Wooden roofing materials have a rustic charm and can enhance the aesthetic appeal of a home. Typically made from cedar, redwood, or pine, these materials can be split (shakes) or sawn (shingles). While they are more susceptible to elements like moisture and insects compared to other materials, with proper maintenance and treatments, they can last several decades.

3. Metal Roofs

  • Lifespan: 40-70 years

Metal roofs are growing in popularity due to their long lifespan, durability, and energy efficiency. Materials commonly used include steel, aluminum, copper, and zinc. Metal roofs can withstand extreme weather conditions and are resistant to fire, rot, and insects. They can also reflect solar radiant heat, which can help reduce cooling costs in warmer climates.

4. Tile Roofs (Clay, Concrete, and Slate)

  • Lifespan: 50-100 years

Tile roofs are revered for their classic elegance and extreme durability. Among these, slate roofs are particularly long-lasting and can even serve for a century or more if well maintained.
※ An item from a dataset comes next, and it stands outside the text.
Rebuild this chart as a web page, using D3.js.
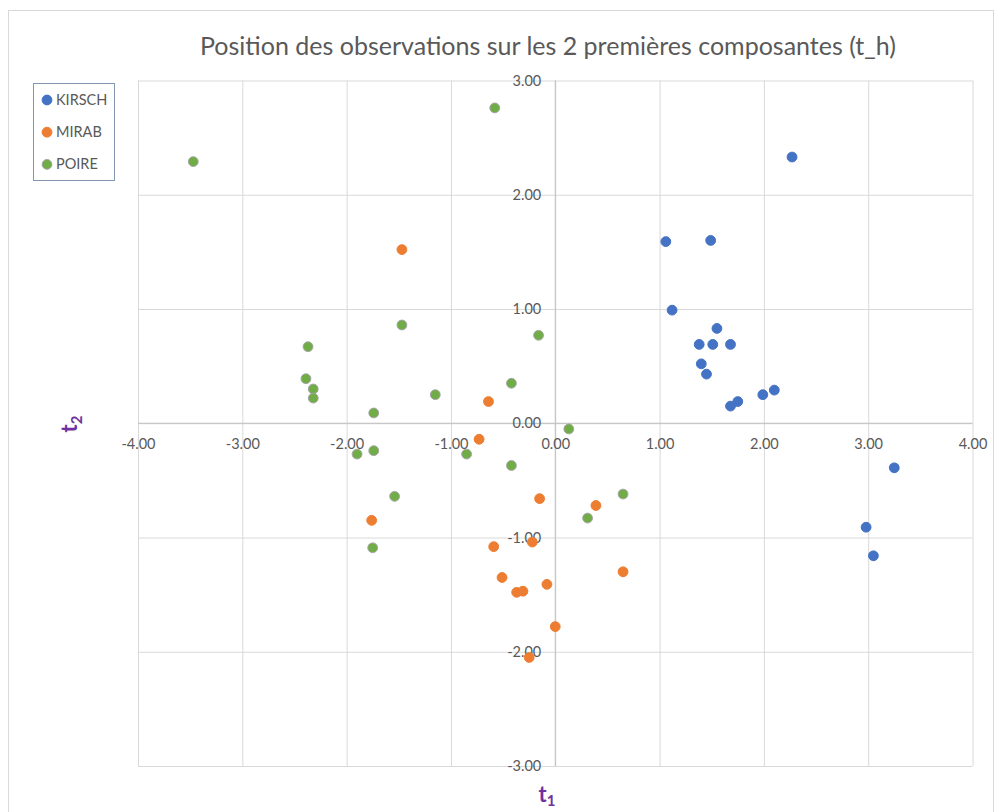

Both clay and concrete tiles are heavy, requiring a strong roof structure for support, but they offer impressive longevity. While they are on the pricier side of roofing materials, their lifespan can justify the initial investment.

5. Flat Roofs (EPDM, TPO, PVC)

  • Lifespan: 15–30 years

Flat roofs, commonly seen on commercial buildings and modern residential architecture, use materials such as EPDM (rubber), TPO (thermoplastic olefin), and PVC (polyvinyl chloride). Each of these materials has its pros and cons, but they generally offer a reasonable lifespan. Regular maintenance, including clearing debris and ensuring proper drainage, can maximize the life of these roofing systems.
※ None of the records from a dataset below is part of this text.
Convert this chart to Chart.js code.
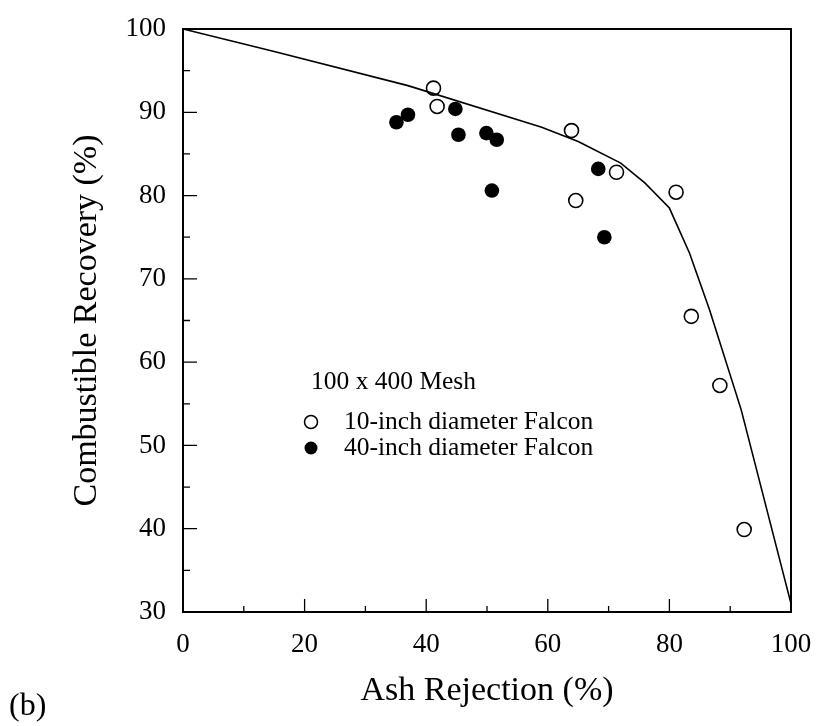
<!DOCTYPE html>
<html>
<head>
<meta charset="utf-8">
<script src="https://cdn.jsdelivr.net/npm/chart.js@4.4.0/dist/chart.umd.min.js"></script>
<style>
  html, body { margin: 0; background: #fff; }
  #wrap { width: 824px; height: 726px; }
</style>
</head>
<body>
<div id="wrap"><canvas id="chart"></canvas></div>
<script>
// fitted curve
const curveX = [0, 15, 37, 59, 65, 72, 76, 80, 83.3, 86.6, 91.8, 100];
const curveY = [100, 97.3, 93.2, 88.2, 86.5, 83.9, 81.5, 78.5, 73.1, 66.3, 54.3, 31];
// 10-inch diameter Falcon (open circles)
const falcon10X = [41.2, 41.8, 63.9, 64.6, 71.3, 81.1, 83.6, 88.3, 92.3];
const falcon10Y = [92.9, 90.7, 87.8, 79.4, 82.8, 80.4, 65.5, 57.2, 39.9];
// 40-inch diameter Falcon (filled circles)
const falcon40X = [35.1, 37.0, 44.8, 45.3, 49.9, 51.6, 50.8, 68.3, 69.3];
const falcon40Y = [88.8, 89.7, 90.4, 87.3, 87.5, 86.7, 80.6, 83.2, 75.0];

const xMinorTicks = [0, 10, 20, 30, 40, 50, 60, 70, 80, 90, 100];
const yMinorTicks = [30, 35, 40, 45, 50, 55, 60, 65, 70, 75, 80, 85, 90, 95, 100];

const legendTitle = "100 x 400 Mesh";
const legendLabels = ["10-inch diameter Falcon", "40-inch diameter Falcon"];
const panelLabel = "(b)";

const FONT = "'Liberation Serif', 'Times New Roman', serif";

function pts(xs, ys) {
  return xs.map((x, i) => ({ x: x, y: ys[i] }));
}

// frame, inward ticks, legend and panel label
const framePlugin = {
  id: "frame",
  afterDraw(chart) {
    const ctx = chart.ctx;
    const a = chart.chartArea;
    const xs = chart.scales.x;
    const ys = chart.scales.y;
    ctx.save();
    ctx.strokeStyle = "#000";
    ctx.lineWidth = 2;
    ctx.strokeRect(a.left, a.top, a.right - a.left, a.bottom - a.top);

    ctx.lineWidth = 1.3;
    ctx.beginPath();
    xMinorTicks.forEach(v => {
      const px = xs.getPixelForValue(v);
      const len = v % 20 === 0 ? 13 : 6;
      ctx.moveTo(px, a.bottom);
      ctx.lineTo(px, a.bottom - len);
    });
    yMinorTicks.forEach(v => {
      const py = ys.getPixelForValue(v);
      const len = v % 10 === 0 ? 14 : 7;
      ctx.moveTo(a.left, py);
      ctx.lineTo(a.left + len, py);
    });
    ctx.stroke();

    // legend
    ctx.fillStyle = "#000";
    ctx.font = "25.5px " + FONT;
    ctx.textBaseline = "middle";
    ctx.textAlign = "left";
    ctx.fillText(legendTitle, 311, 382);
    const rows = [422, 448];
    rows.forEach((y, i) => {
      ctx.beginPath();
      ctx.arc(311, y, 6.5, 0, Math.PI * 2);
      if (i === 0) {
        ctx.fillStyle = "#fff";
        ctx.fill();
        ctx.lineWidth = 1.5;
        ctx.stroke();
      } else {
        ctx.fillStyle = "#000";
        ctx.fill();
      }
      ctx.fillStyle = "#000";
      ctx.fillText(legendLabels[i], 344, y);
    });

    ctx.font = "32px " + FONT;
    ctx.textBaseline = "alphabetic";
    ctx.fillText(panelLabel, 9, 715);
    ctx.restore();
  }
};

const ctx = document.getElementById("chart").getContext("2d");
new Chart(ctx, {
  type: "scatter",
  data: {
    datasets: [
      {
        label: "Curve",
        data: pts(curveX, curveY),
        showLine: true,
        borderColor: "#000",
        borderWidth: 1.6,
        pointRadius: 0,
        tension: 0
      },
      {
        label: legendLabels[0],
        data: pts(falcon10X, falcon10Y),
        pointRadius: 7,
        pointBackgroundColor: "#fff",
        pointBorderColor: "#000",
        pointBorderWidth: 1.6
      },
      {
        label: legendLabels[1],
        data: pts(falcon40X, falcon40Y),
        pointRadius: 7.3,
        pointBackgroundColor: "#000",
        pointBorderColor: "#000",
        pointBorderWidth: 0
      }
    ]
  },
  options: {
    responsive: true,
    maintainAspectRatio: false,
    animation: false,
    layout: { padding: { top: 29, right: 33, left: 0, bottom: 0 } },
    plugins: {
      legend: { display: false },
      tooltip: { enabled: false }
    },
    scales: {
      x: {
        type: "linear",
        min: 0,
        max: 100,
        afterFit(scale) {
          scale.height = 114;
          scale.paddingLeft = 0;
          scale.paddingRight = 0;
        },
        grid: { display: false, drawTicks: false },
        border: { display: false },
        ticks: {
          stepSize: 20,
          padding: 17,
          color: "#000",
          font: { family: FONT, size: 27 }
        },
        title: {
          display: true,
          text: "Ash Rejection (%)",
          color: "#000",
          font: { family: FONT, size: 34 },
          padding: { top: 0, bottom: 15 }
        }
      },
      y: {
        type: "linear",
        min: 30,
        max: 100,
        afterFit(scale) {
          scale.width = 183;
          scale.paddingTop = 0;
          scale.paddingBottom = 0;
        },
        grid: { display: false, drawTicks: false },
        border: { display: false },
        ticks: {
          stepSize: 10,
          padding: 17,
          color: "#000",
          font: { family: FONT, size: 27 }
        },
        title: {
          display: true,
          text: "Combustible Recovery (%)",
          color: "#000",
          font: { family: FONT, size: 34 },
          padding: { top: 67, bottom: 0 }
        }
      }
    }
  },
  plugins: [framePlugin]
});
</script>
</body>
</html>
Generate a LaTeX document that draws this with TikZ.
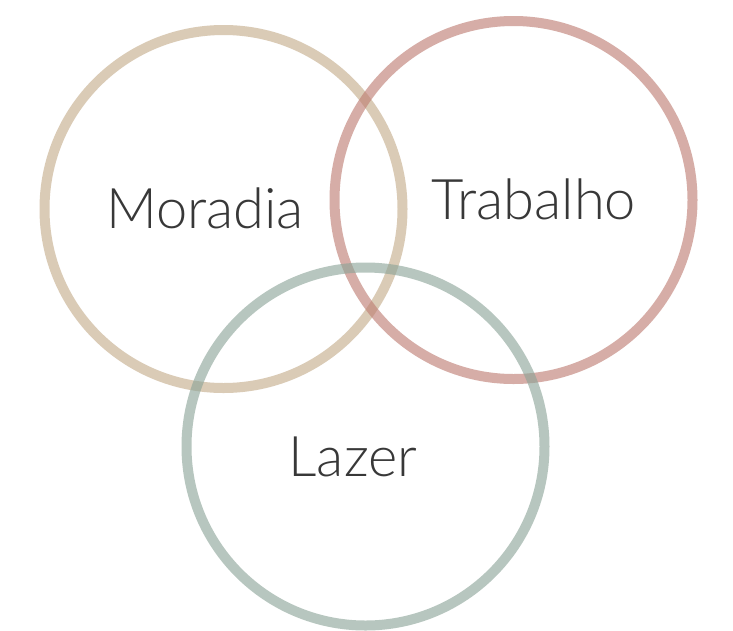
\documentclass[tikz,border=0pt]{standalone}
\usepackage{fontspec}
\newfontfamily\lightfont{Lato Light}
\begin{document}
\begin{tikzpicture}[x=1pt,y=-1pt,
  ring/.style={line width=10pt, draw opacity=0.62},
  lbl/.style={font=\lightfont\fontsize{56}{60}\selectfont, text=black!78, anchor=base, inner sep=0pt}]
\useasboundingbox[fill=white] (0,0) rectangle (733,630);
\definecolor{tan}{RGB}{196,172,138}
\definecolor{rose}{RGB}{190,124,114}
\definecolor{sage}{RGB}{140,164,152}
\node[circle, minimum size=358pt, draw=tan, ring] (m) at (223.5,209) {};
\node[circle, minimum size=358pt, draw=rose, ring] (t) at (513.5,200) {};
\node[circle, minimum size=358pt, draw=sage, ring] (l) at (365.5,446.5) {};
\node[lbl] (mt) at (205,228) {Moradia};
\node[lbl] (tt) at (534,219) {Trabalho};
\node[lbl] (lt) at (353,476) {Lazer};
\end{tikzpicture}
\end{document}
Factors Influencing Roof Lifespan

While the material itself plays a significant role in the longevity of a roof, several other factors can influence how long it lasts:

  • Climate and Weather: Extreme weather conditions, be it heavy snowfall, strong winds, or prolonged exposure to ultraviolet rays, can expedite wear and tear.
  • Maintenance: Regular inspection and timely repairs can significantly extend the life of any roofing material.
  • Installation: Proper installation by professionals ensures that the material performs at its best, leading to increased longevity.
  • Ventilation: Good roof and attic ventilation can prevent moisture buildup and keep the roof in better condition.


In conclusion, the longevity of a roof doesn’t solely depend on the material used. Proper installation, regular maintenance, and local climatic conditions all play an integral role. It’s always recommended to consult with professional roofing experts when considering a new roof. They can offer guidance tailored to your specific needs, ensuring your home remains well-protected and aesthetically pleasing for years to come. Remember, the roof is an investment, and with the right choices, it can serve you faithfully for decades.